▶ [What the task requires]
Quote the whole listing word for word. Do not include the pictures.
================================
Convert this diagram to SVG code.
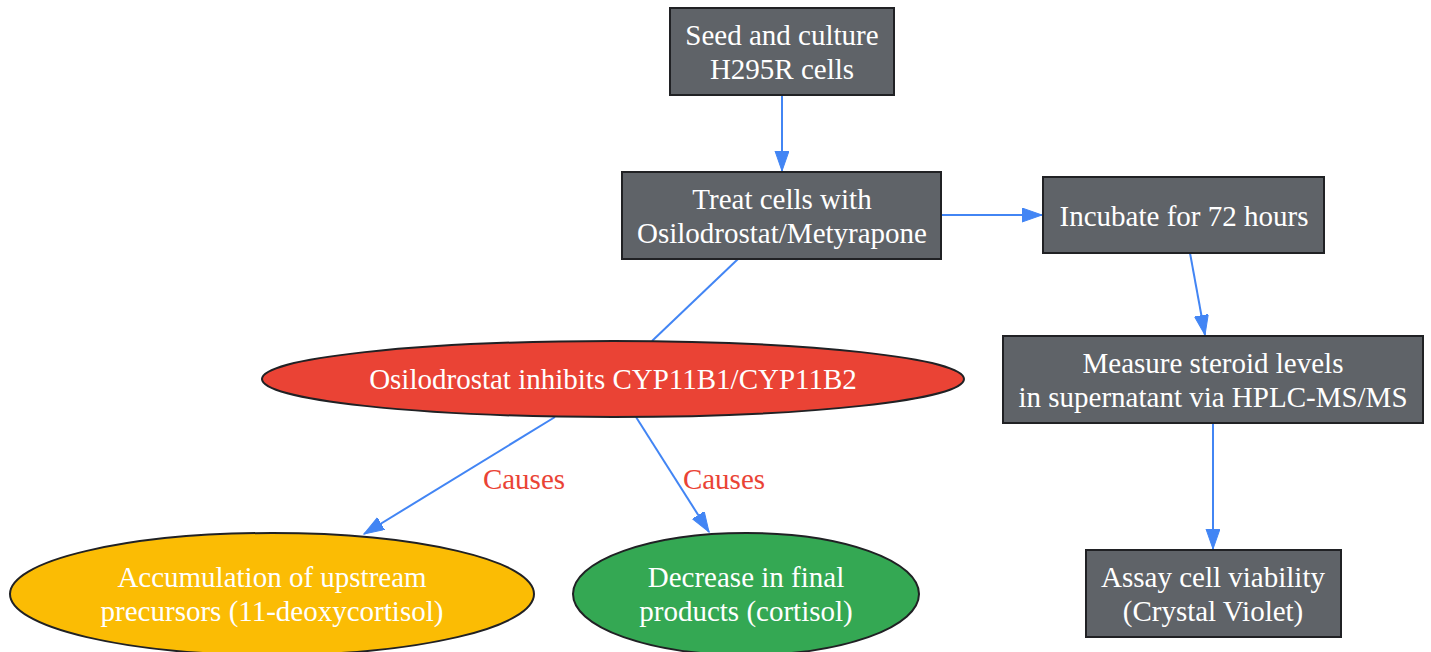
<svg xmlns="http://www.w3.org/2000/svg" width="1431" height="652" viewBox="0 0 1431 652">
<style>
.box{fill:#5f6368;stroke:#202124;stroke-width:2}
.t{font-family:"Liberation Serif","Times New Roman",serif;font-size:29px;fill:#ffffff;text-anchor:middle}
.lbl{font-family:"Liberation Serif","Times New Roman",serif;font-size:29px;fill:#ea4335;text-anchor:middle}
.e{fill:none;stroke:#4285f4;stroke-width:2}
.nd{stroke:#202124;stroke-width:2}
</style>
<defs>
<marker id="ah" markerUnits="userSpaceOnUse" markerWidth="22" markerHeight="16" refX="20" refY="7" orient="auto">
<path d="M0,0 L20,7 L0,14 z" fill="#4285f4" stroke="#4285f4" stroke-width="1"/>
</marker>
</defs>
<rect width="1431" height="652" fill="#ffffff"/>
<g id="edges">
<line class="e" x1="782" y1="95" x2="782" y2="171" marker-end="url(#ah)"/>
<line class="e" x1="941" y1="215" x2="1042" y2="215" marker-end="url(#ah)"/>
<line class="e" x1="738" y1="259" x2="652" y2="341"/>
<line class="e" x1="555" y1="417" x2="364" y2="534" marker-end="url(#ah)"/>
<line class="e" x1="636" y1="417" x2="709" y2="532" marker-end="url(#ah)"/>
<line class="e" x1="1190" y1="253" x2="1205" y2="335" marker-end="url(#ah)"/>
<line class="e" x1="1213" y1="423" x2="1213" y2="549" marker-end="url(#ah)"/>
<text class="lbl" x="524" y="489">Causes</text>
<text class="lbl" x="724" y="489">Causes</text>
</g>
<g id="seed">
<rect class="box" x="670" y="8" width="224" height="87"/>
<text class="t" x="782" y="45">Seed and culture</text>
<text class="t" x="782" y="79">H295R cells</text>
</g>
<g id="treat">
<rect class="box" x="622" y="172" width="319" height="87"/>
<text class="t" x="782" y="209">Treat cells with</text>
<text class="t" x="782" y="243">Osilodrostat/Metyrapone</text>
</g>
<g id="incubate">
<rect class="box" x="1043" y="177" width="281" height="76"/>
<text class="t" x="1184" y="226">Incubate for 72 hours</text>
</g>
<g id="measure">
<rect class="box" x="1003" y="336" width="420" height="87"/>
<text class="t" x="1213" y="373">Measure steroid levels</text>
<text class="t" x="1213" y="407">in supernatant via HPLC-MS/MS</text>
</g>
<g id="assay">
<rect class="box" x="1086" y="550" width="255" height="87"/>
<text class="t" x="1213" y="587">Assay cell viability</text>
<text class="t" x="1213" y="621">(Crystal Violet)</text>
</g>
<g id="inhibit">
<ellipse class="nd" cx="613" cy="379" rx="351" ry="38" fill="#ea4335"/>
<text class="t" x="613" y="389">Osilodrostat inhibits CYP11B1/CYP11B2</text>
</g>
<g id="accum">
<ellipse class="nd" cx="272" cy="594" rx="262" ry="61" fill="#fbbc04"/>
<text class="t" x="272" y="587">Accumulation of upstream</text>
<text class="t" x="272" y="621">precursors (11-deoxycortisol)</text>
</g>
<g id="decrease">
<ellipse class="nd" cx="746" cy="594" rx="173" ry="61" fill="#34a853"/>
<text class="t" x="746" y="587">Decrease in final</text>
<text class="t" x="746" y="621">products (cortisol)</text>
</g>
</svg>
================================
▶ [Problem solution]
Convert this diagram to SVG code.
<svg xmlns="http://www.w3.org/2000/svg" width="1431" height="652" viewBox="0 0 1431 652">
<style>
.box{fill:#5f6368;stroke:#202124;stroke-width:2}
.t{font-family:"Liberation Serif","Times New Roman",serif;font-size:29px;fill:#ffffff;text-anchor:middle}
.lbl{font-family:"Liberation Serif","Times New Roman",serif;font-size:29px;fill:#ea4335;text-anchor:middle}
.e{fill:none;stroke:#4285f4;stroke-width:2}
.nd{stroke:#202124;stroke-width:2}
</style>
<defs>
<marker id="ah" markerUnits="userSpaceOnUse" markerWidth="22" markerHeight="16" refX="20" refY="7" orient="auto">
<path d="M0,0 L20,7 L0,14 z" fill="#4285f4" stroke="#4285f4" stroke-width="1"/>
</marker>
</defs>
<rect width="1431" height="652" fill="#ffffff"/>
<g id="edges">
<line class="e" x1="782" y1="95" x2="782" y2="171" marker-end="url(#ah)"/>
<line class="e" x1="941" y1="215" x2="1042" y2="215" marker-end="url(#ah)"/>
<line class="e" x1="738" y1="259" x2="652" y2="341"/>
<line class="e" x1="555" y1="417" x2="364" y2="534" marker-end="url(#ah)"/>
<line class="e" x1="636" y1="417" x2="709" y2="532" marker-end="url(#ah)"/>
<line class="e" x1="1190" y1="253" x2="1205" y2="335" marker-end="url(#ah)"/>
<line class="e" x1="1213" y1="423" x2="1213" y2="549" marker-end="url(#ah)"/>
<text class="lbl" x="524" y="489">Causes</text>
<text class="lbl" x="724" y="489">Causes</text>
</g>
<g id="seed">
<rect class="box" x="670" y="8" width="224" height="87"/>
<text class="t" x="782" y="45">Seed and culture</text>
<text class="t" x="782" y="79">H295R cells</text>
</g>
<g id="treat">
<rect class="box" x="622" y="172" width="319" height="87"/>
<text class="t" x="782" y="209">Treat cells with</text>
<text class="t" x="782" y="243">Osilodrostat/Metyrapone</text>
</g>
<g id="incubate">
<rect class="box" x="1043" y="177" width="281" height="76"/>
<text class="t" x="1184" y="226">Incubate for 72 hours</text>
</g>
<g id="measure">
<rect class="box" x="1003" y="336" width="420" height="87"/>
<text class="t" x="1213" y="373">Measure steroid levels</text>
<text class="t" x="1213" y="407">in supernatant via HPLC-MS/MS</text>
</g>
<g id="assay">
<rect class="box" x="1086" y="550" width="255" height="87"/>
<text class="t" x="1213" y="587">Assay cell viability</text>
<text class="t" x="1213" y="621">(Crystal Violet)</text>
</g>
<g id="inhibit">
<ellipse class="nd" cx="613" cy="379" rx="351" ry="38" fill="#ea4335"/>
<text class="t" x="613" y="389">Osilodrostat inhibits CYP11B1/CYP11B2</text>
</g>
<g id="accum">
<ellipse class="nd" cx="272" cy="594" rx="262" ry="61" fill="#fbbc04"/>
<text class="t" x="272" y="587">Accumulation of upstream</text>
<text class="t" x="272" y="621">precursors (11-deoxycortisol)</text>
</g>
<g id="decrease">
<ellipse class="nd" cx="746" cy="594" rx="173" ry="61" fill="#34a853"/>
<text class="t" x="746" y="587">Decrease in final</text>
<text class="t" x="746" y="621">products (cortisol)</text>
</g>
</svg>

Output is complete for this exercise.